An empire inevitably shapes the mental landscape of its citizens. The pride of empire distorts their moral boundaries to include dominion over others, while tyranny and terror divide people against each other and against themselves, forcing them to betray friends, country, and conscience. For people of Bitov’s generation the problem is compounded by the trauma of a wartime childhood. His fictional heroes tend to suffer from a painful, multifaceted alienation: a sense that they do not know who they are, that they do not belong in their own time and place, that they are distant from “the people” and from life itself, that they live only in books or movies. Like some of Dostoevsky’s heroes, or Thomas Mann’s, they cannot be sure which of their self-contradictory identities is real, where their deepest loyalties lie, or whether they serve God or the devil.

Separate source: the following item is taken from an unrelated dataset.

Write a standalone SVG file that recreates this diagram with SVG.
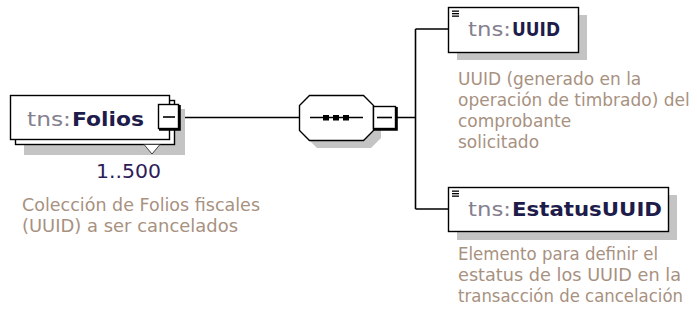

Hidden at the center of the hero’s problems in The Monkey Link is the image of the Bronze Horseman, Peter the Great (1672—1725). Bitov was born in Peter’s capital, and his writings are steeped in the Petersburg literary heritage. Nevertheless. his heroes have expressed a profound ambivalence toward the brilliant tyrant who designed the city and shaped the destiny of the empire. In A Captive of the Caucasus (1983). Bitov’s book about his spiritual quests in Armenia and Georgia, he formulates the problem of imperial pride and envy very simply: “This journey begins from afar … From Peter the Great—half benefactor, half Antichrist.” The Antichrist of contemporary Russian history, of course, was Stalin, and an identification of the two men was the artistic premise underlying Bitov’s use of imagery from Pushkin’s “Bronze Horseman” in his first novel, Pushkin House (1971).
In The Monkey Link, another figure lurks behind these two. Not mentioned, but implicit in the structure of the book, is the three-faced Lucifer of the Divine Comedy, who stands waist-deep in the frozen lake of hell and gnaws on the three worst traitors of all time (Judas Iscariot, Cassius, and Brutus). Bitov’s personal map of the twentieth century might be described as a three-dimensional design with its horizontal surface covered by a thick layer of Soviet ice. Wherever the hero finds himself in space and time, a vertical axis runs up to heaven and down to hell: his life journey traces spirals around it. He exists at that spiritual center, waist-deep in the ice like Dante’s Lucifer, and his ego relentlessly punishes him for his various betrayals (of God, of Caesar, of self). He must acknowledge the part of him hidden in the ice, recognize and forgive his own capacity for betrayal, understand that Stalin is within him—he must, like Dante the Pilgrim, climb down past Lucifer’s hairy loins before his soul can complete another spiral upward through time.